The issue, exercise or sale of securities in the Share Sale are subject to specific legal or regulatory restrictions in certain jurisdictions. Cidron assumes no responsibility in the event there is a violation by any person of such restrictions.
The information contained herein shall not constitute an offer to sell or the solicitation of an offer to buy, nor shall there be any sale of the securities referred to herein in any jurisdiction in which such offer, solicitation or sale would be unlawful prior to registration, exemption from registration or qualification under the securities laws of any such jurisdiction.
Cidron has not authorized any offer to the public of securities in any Member State of the European Economic Area. The securities referred to in this release may only be offered in Relevant Member States (a) to any legal entity which is a qualified investor as defined in the Prospectus Directive; or (b) in any other circumstances falling within Article 3(2) of the Prospectus Directive. For the purposes of this paragraph, the expression “Prospectus Directive” means Directive 2003/71/EC (and amendments thereto).
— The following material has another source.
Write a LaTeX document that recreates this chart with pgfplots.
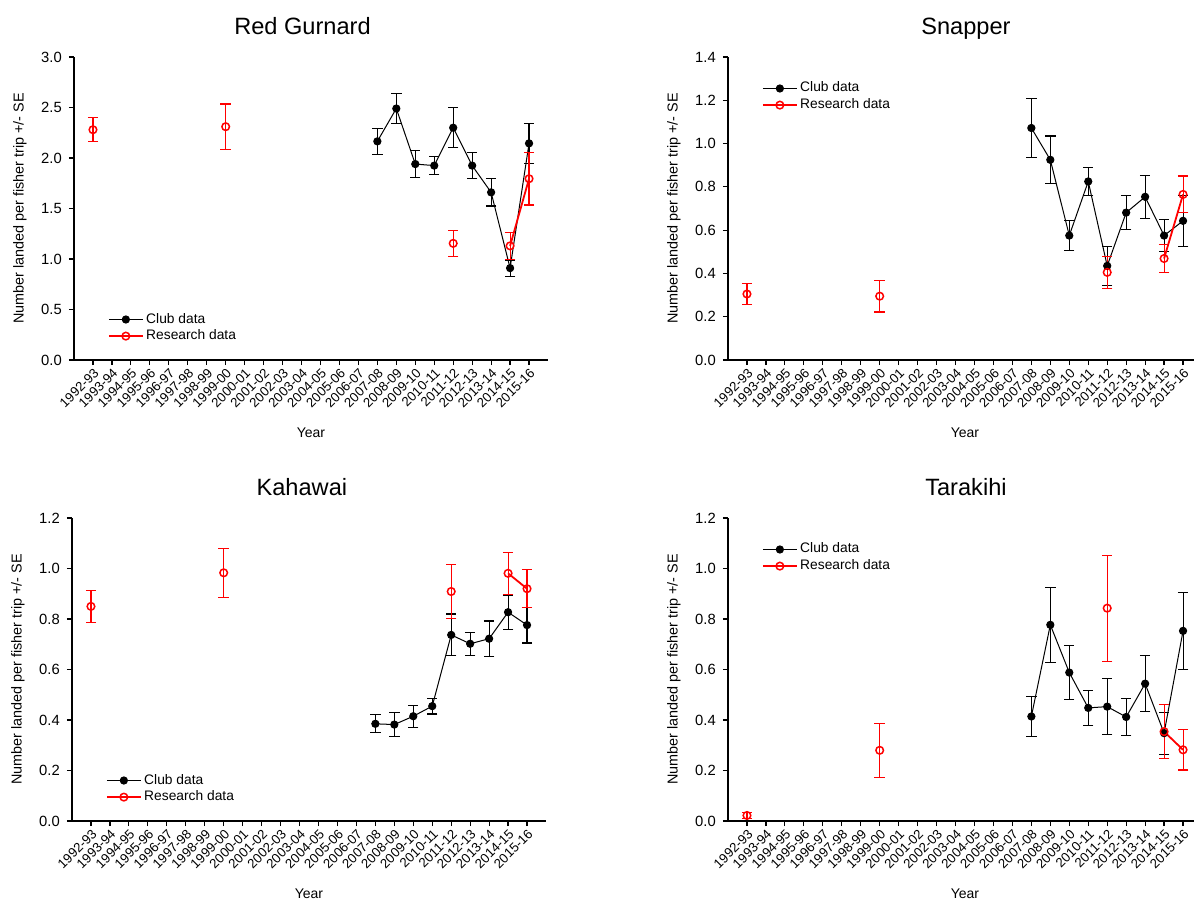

This release is directed only at (i) persons who are outside the United Kingdom or (ii) persons who have professional experience in matters relating to investments falling within Article 19(5) of the Financial Services and Markets Act 2000 (Financial Promotion) Order 2005 (the “Order”) and (iii) high net worth entities, and other persons to whom it may lawfully be communicated, falling within Article 49(2) of the Order (all such persons together being referred to as “relevant persons”). Any investment activity to which this release relates will only be available to and will only be engaged with, relevant persons. Any person who is not a relevant person should not act or rely on this release or any of its contents.